Everyone has seen them: websites with a bunch of footer text that obviously only exists to manipulate search engines. I don't think I need to call any names here. This phenomenon is visible in any industry and on all types of sites but somehow it especially strikes me on ecommerce sites. Oftentimes the text is even greyed out as if to make its intent even more obvious. Nobody is supposed to read it. So while the following may be a bit of an extreme stance, I do believe it is a good general guideline:
If you include text below the copyright notice in your footer you're probably doing it wrong.
The reason why I see this so often on ecommerce sites may be that for those types of sites it can be especially challenging to write compelling copy to attract visitors. How do you come up with meaningful text for, say, category pages? Unfortunately, some folks fall for the wrong answer and that's why we have to look at ugly footers on a daily basis.

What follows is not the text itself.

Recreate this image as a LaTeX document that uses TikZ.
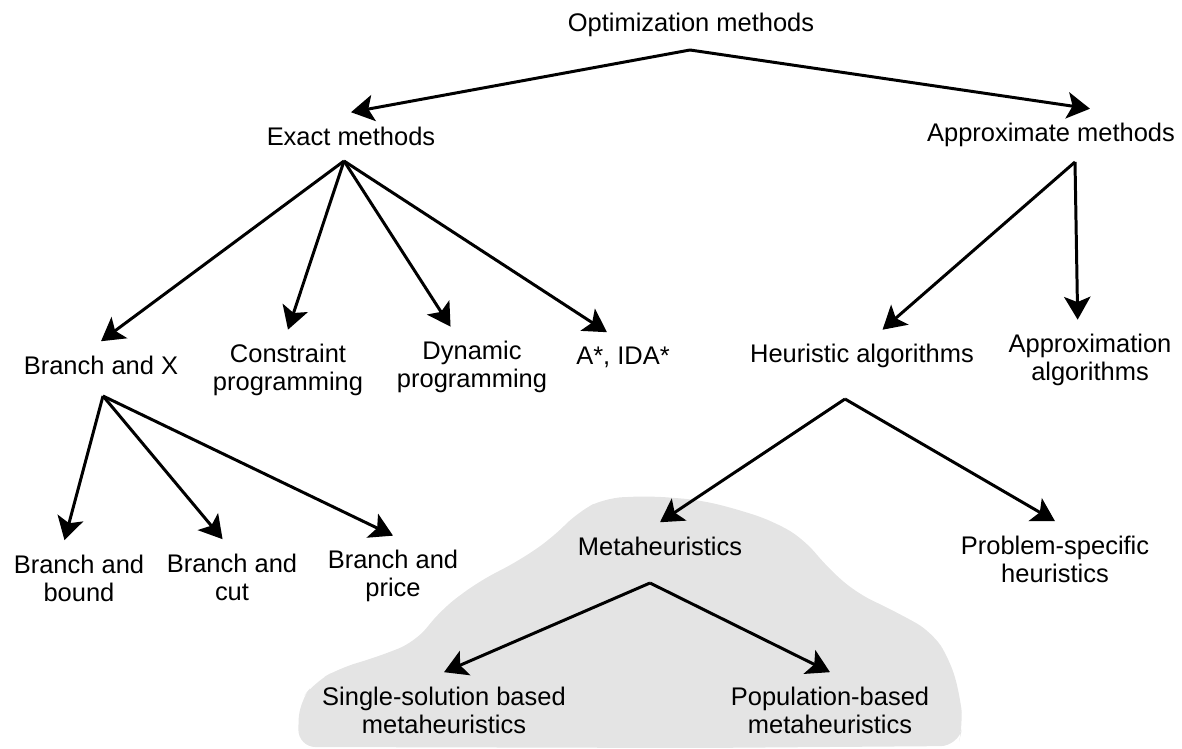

I mean, the obvious answer would be to describe the content of the particular page in a unique and meaningful way. The terms "add value" and "unique content" seem to often be taken in the wrong way by people though, to the extent that their meaning is completely detached from reality. Instead of adding value for their visitors, which will then automatically be recognized by search engines, they try to add value exclusively for search engines. And that always means trouble.
Another common mistake we see people make is what David Harry described as "The other guy is doing it, so it must work". People come up with all kinds of crazy tactics, so while it is of course necessary to know what is going on in your particular query space and what competitors are up to, more often than not blindly copying other people's strategy does more harm than good. There are basic best practices that have emerged out of actual experience of people inside the SEO industry over many years, and these are usually the very same tactics search engines themselves recommend (see Google & Bing).
Sure, guidelines can be interpreted in different ways but a little bit of thinking helps:
- if someone talks about methods that seem to good to be true, they probably are
- would you do the same thing if search engines did not exist?
I think especially question #2 is very helpful and should be stuck onto every SEO's monitor.
The footer on a webpage has a very specific purpose. Stick to that and include your copy where it's supposed to go instead: above the fold. Find a way to come up with compelling copy that adds value and everybody wins: users get interesting information to read and search engines are able to give you the traffic you reserve. Also, you won't have to hide your content from your visitors anymore. Makes sense, doesn't it?